What I am suggesting is heretical to ACM or American Cultural Momentum. Our collective ethos has been bigger and more is better, sooner is better than later except when it comes to paying for it, and surges are good for everything except computers and other small appliances. We can surge in Afghanistan, surge on the gridiron, surge at the fast-food drive thru, and surge in the polls. We can put on a surge and win at NASCAR, and we can surge out of the pack and win a golf tournament. Some of us can even surge our way into a White House state dinner if we have the appearance of surge power. Or we can surge out our driveway and into a fire hydrant and a neighbor’s tree, if things get too hot on the home front. Surging has become our mode of accomplishment, just as surfing (the internet) has become our preeminent pastime.
I urge us as a nation to slow down a bit and retard the spark. We could do without the surges and sloughs of Wall Street and their derivatives; we can avoid being trampled like runners in Pamplona by staying home on Black Fridays and shopping with greater deliberation rather than speed; we can be more than less by doing more with less. We have been on a power surge as a country since the 1960’s, and we are tired and worn out by the extraordinary energy our ACM has demanded and extracted from us.

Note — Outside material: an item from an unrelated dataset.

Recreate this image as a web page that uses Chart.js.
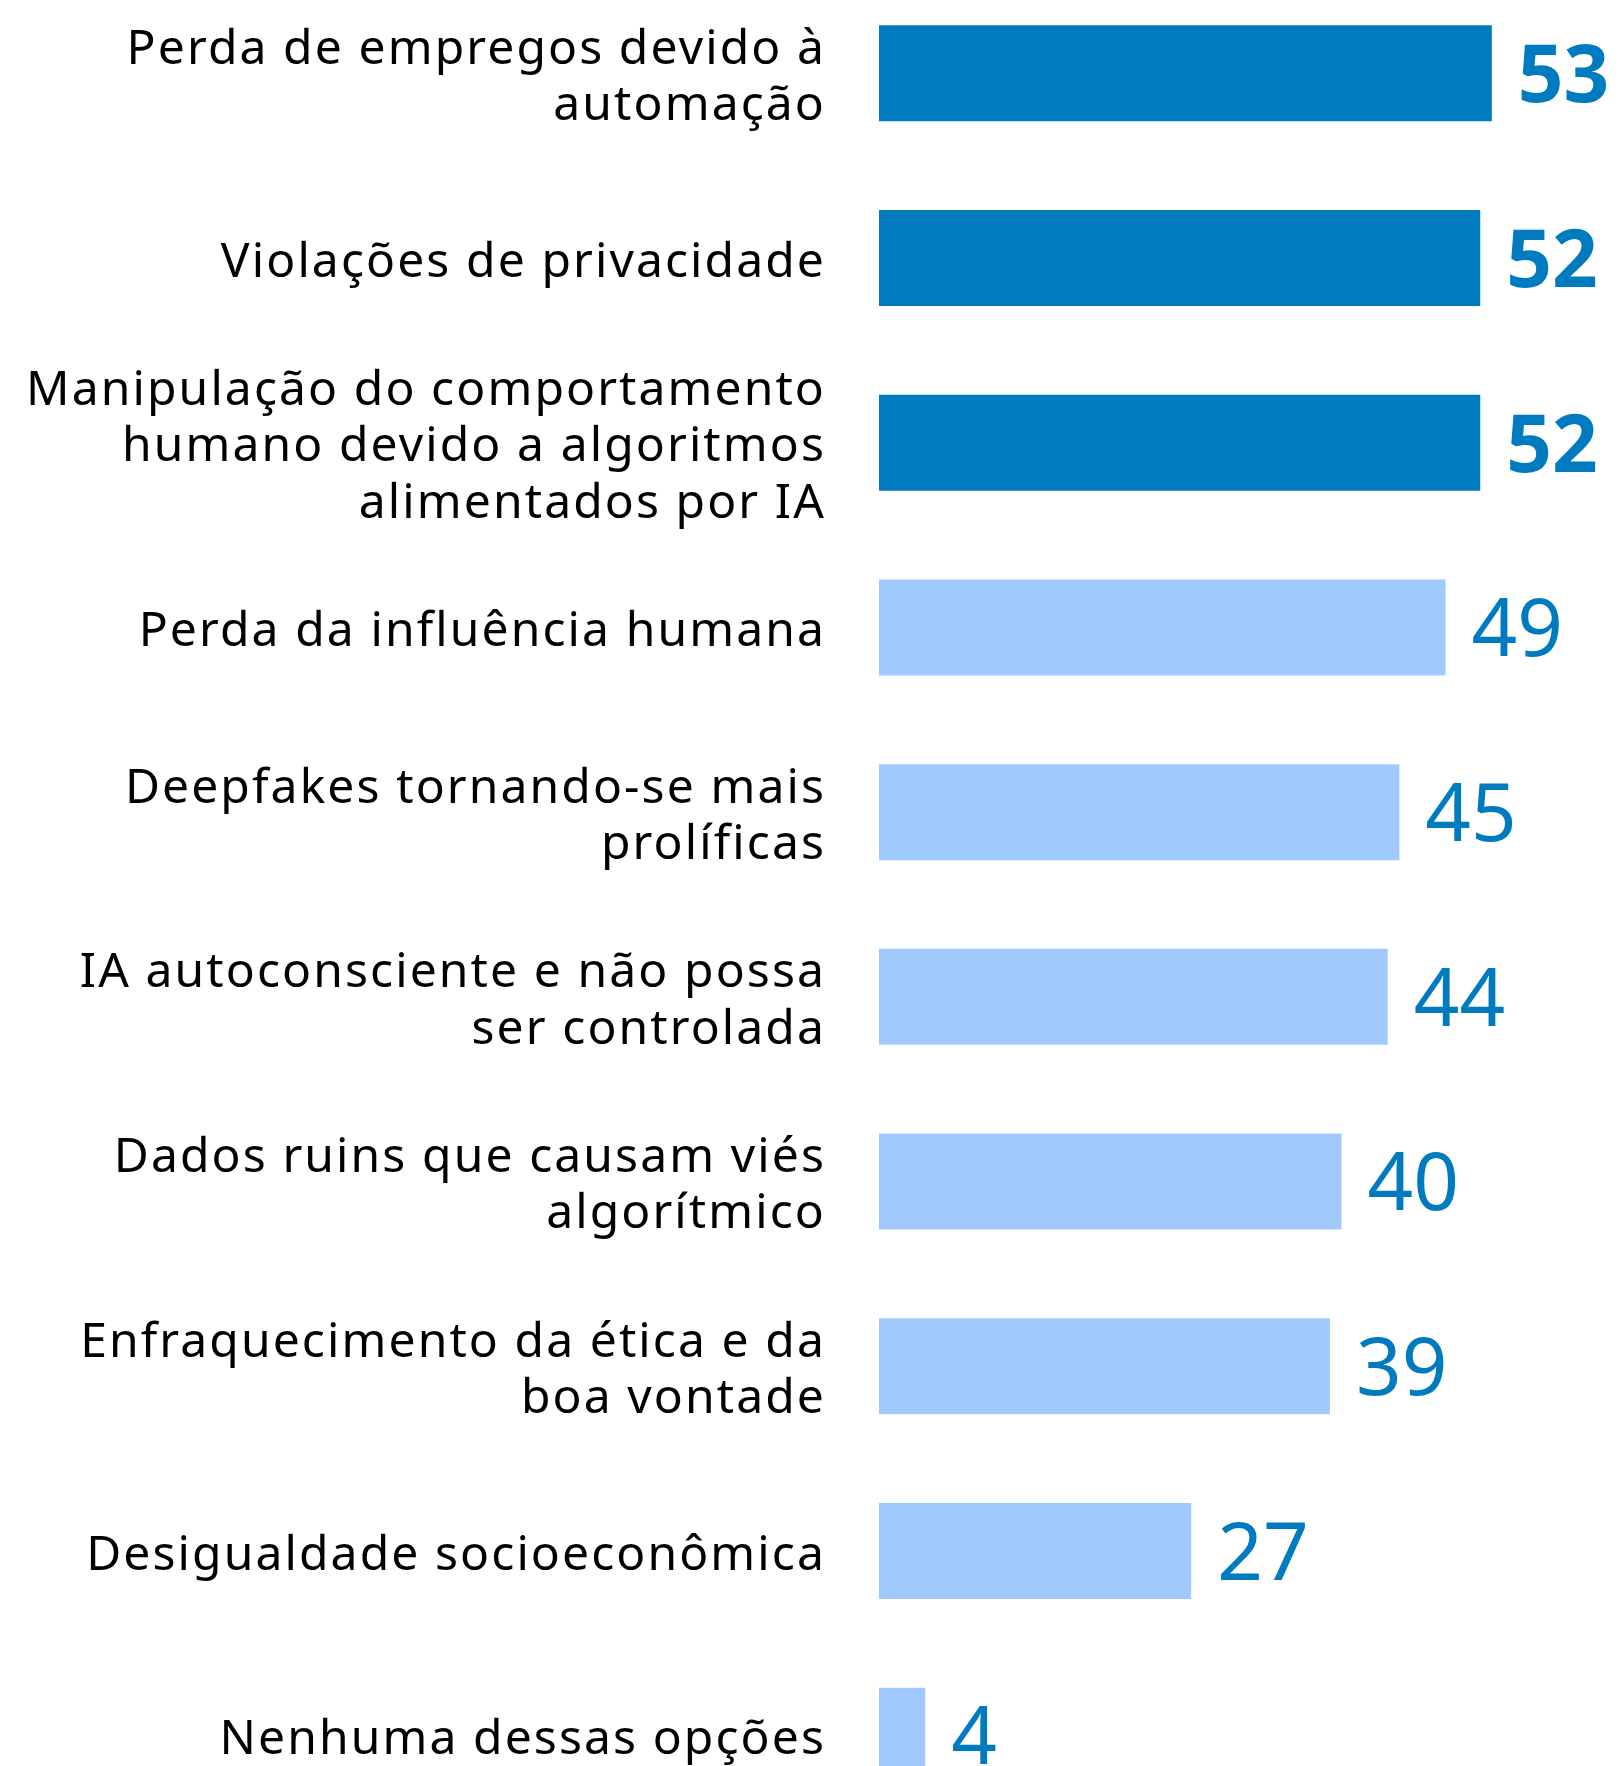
<!DOCTYPE html>
<html>
<head>
<meta charset="utf-8">
<script src="https://cdn.jsdelivr.net/npm/chart.js@4/dist/chart.umd.min.js"></script>
<style>
  html, body { margin: 0; padding: 0; background: #fff; }
  #wrap { position: relative; width: 1619px; height: 1766px; overflow: hidden; }
  #chart { position: absolute; left: 0; top: -19px; }
</style>
</head>
<body>
<div id="wrap"><canvas id="chart" width="1619" height="1847"></canvas></div>
<script>
// ─────────────────────────────────────────────
//  Data
// ─────────────────────────────────────────────
const categories = [
  ['Perda de empregos devido à', 'automação'],
  'Violações de privacidade',
  ['Manipulação do comportamento', 'humano devido a algoritmos', 'alimentados por IA'],
  'Perda da influência humana',
  ['Deepfakes tornando-se mais', 'prolíficas'],
  ['IA autoconsciente e não possa', 'ser controlada'],
  ['Dados ruins que causam viés', 'algorítmico'],
  ['Enfraquecimento da ética e da', 'boa vontade'],
  'Desigualdade socioeconômica',
  'Nenhuma dessas opções',
];
const values    = [53, 52, 52, 49, 45, 44, 40, 39, 27, 4];
const highlight = [true, true, true, false, false, false, false, false, false, false];

const DARK  = '#007BC0';
const LIGHT = '#A0CAFD';
const FONT  = "'Noto Sans', sans-serif";

// wider tracking for category labels (canvas letterSpacing)
const tracking = {
  id: 'tracking',
  beforeDraw(chart) { chart.ctx.letterSpacing = '2.1px'; },
};

// value labels right of each bar
const valueLabels = {
  id: 'valueLabels',
  afterDatasetsDraw(chart) {
    const ctx  = chart.ctx;
    const meta = chart.getDatasetMeta(0);
    ctx.save();
    ctx.letterSpacing = '0px';
    ctx.fillStyle = DARK;
    ctx.textBaseline = 'middle';
    ctx.textAlign = 'left';
    meta.data.forEach((bar, i) => {
      ctx.font = (highlight[i] ? 'bold ' : '') + '80px ' + FONT;
      ctx.fillText(String(values[i]), bar.x + 26, bar.y + 6);
    });
    ctx.restore();
  },
};

new Chart(document.getElementById('chart'), {
  type: 'bar',
  data: {
    labels: categories,
    datasets: [{
      data: values,
      backgroundColor: highlight.map(h => h ? DARK : LIGHT),
      borderWidth: 0,
      categoryPercentage: 1,
      barPercentage: 0.52,
    }],
  },
  options: {
    indexAxis: 'y',
    responsive: false,
    animation: false,
    devicePixelRatio: 1,
    layout: { padding: 0 },
    plugins: {
      legend:  { display: false },
      tooltip: { enabled: false },
    },
    scales: {
      x: {
        display: false,
        min: 0,
        max: 64,
      },
      y: {
        grid:   { display: false, drawTicks: false },
        border: { display: false },
        ticks: {
          color: '#000',
          padding: 53,
          labelOffset: 5,
          autoSkip: false,
          font: { family: FONT, size: 48, lineHeight: 1.17 },
        },
        afterFit: s => {
          s.width = 879;
          s.paddingTop = 0;
          s.paddingBottom = 0;
        },
      },
    },
  },
  plugins: [tracking, valueLabels],
});
</script>
</body>
</html>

Will the surge in Afghanistan be the surge that breaks our cultural back? I do not know. I look back on Vietnam and in the midst of its throes how wrong our leaders were about the long-term outcome and how close we came to our own cultural meltdown. It seems the lessons of history are never learned until the long view back is available, and even then our theories are subject to continual revision. The surge might work or it might not. As a concept it is more acceptable to the American psyche than simply going to war because our whole culture thinks in terms of surges and splurges. Right now it seems we are about to splurge on a surge that may turn into our scourge.

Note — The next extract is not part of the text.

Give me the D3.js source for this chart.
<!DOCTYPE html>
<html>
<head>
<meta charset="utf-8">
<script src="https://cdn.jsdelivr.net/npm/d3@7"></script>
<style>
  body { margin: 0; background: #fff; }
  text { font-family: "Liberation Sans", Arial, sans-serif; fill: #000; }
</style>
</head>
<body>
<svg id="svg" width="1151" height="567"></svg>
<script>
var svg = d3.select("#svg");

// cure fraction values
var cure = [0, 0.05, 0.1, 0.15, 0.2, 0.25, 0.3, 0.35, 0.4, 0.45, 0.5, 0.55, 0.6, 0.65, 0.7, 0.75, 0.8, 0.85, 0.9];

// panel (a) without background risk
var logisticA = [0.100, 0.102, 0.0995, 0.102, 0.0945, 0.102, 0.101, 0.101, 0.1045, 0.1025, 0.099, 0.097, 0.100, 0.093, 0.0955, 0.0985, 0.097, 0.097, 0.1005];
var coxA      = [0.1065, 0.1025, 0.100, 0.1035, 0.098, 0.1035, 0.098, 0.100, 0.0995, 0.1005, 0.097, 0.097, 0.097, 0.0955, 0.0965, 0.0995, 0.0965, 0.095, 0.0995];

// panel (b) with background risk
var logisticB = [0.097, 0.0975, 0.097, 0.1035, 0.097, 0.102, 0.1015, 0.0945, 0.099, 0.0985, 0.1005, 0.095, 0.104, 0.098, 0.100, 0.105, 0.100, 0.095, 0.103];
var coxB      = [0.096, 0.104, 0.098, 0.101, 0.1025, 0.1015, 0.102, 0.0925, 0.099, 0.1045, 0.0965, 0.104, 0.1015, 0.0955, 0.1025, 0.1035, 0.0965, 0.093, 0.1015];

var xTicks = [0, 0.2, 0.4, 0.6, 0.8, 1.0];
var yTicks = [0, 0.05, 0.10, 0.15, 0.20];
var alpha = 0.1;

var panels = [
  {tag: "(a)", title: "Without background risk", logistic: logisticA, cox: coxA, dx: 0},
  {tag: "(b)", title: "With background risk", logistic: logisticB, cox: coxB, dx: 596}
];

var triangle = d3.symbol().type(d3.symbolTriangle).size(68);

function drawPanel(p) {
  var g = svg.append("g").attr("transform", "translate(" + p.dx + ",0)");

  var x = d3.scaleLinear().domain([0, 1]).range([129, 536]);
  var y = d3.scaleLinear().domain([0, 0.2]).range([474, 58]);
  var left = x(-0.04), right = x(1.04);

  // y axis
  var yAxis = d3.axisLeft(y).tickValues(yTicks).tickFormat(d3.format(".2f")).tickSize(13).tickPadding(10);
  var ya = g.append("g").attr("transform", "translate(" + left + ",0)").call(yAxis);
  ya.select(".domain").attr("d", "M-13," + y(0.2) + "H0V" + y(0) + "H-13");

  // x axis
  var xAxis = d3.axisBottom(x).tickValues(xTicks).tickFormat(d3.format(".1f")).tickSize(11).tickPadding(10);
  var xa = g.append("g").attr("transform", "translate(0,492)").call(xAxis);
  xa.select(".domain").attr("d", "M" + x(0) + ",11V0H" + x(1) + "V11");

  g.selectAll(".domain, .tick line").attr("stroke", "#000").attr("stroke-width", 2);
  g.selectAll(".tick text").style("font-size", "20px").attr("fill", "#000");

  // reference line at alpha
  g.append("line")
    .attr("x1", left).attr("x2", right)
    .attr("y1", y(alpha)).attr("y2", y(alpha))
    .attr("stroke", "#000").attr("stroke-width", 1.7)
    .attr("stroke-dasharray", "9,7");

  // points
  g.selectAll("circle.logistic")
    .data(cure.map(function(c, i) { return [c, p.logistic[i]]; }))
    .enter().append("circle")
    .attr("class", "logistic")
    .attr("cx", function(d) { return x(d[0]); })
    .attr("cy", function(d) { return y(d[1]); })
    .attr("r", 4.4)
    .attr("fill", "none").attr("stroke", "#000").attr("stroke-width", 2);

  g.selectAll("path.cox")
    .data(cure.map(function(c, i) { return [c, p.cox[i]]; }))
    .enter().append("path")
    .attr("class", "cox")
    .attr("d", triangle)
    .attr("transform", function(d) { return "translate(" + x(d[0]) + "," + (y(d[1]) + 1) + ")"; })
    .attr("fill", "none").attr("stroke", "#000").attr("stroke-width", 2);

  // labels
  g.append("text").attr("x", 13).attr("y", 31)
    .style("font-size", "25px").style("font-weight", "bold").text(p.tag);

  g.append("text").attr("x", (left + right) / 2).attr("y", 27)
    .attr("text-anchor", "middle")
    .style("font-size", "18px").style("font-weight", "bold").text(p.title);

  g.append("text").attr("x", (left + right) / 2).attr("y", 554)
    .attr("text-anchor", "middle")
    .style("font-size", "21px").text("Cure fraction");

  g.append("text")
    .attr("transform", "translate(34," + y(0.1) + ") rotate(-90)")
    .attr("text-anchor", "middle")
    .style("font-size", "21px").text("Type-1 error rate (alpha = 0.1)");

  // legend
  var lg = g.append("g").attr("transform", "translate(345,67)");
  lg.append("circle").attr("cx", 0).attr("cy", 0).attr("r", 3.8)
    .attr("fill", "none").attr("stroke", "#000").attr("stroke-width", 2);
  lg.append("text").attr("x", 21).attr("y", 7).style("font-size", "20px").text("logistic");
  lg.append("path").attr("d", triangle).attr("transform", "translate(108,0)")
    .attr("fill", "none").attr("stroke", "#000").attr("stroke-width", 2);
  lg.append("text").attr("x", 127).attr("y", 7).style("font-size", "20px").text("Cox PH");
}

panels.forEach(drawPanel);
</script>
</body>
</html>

Perhaps it is time for our culture to take at least a small dose of Thoreauvian philosophy and begin to live a little bit more deliberately by retarding our cultural spark, and living consciously, less impulsively, and a little cooler in the process. It’s all right to drive a highly tuned machine: It’s not all right to become one. The end does not warrant the means. As Socrates so wisely offered thousands of years ago: “Contentment is natural wealth; luxury is artificial poverty.”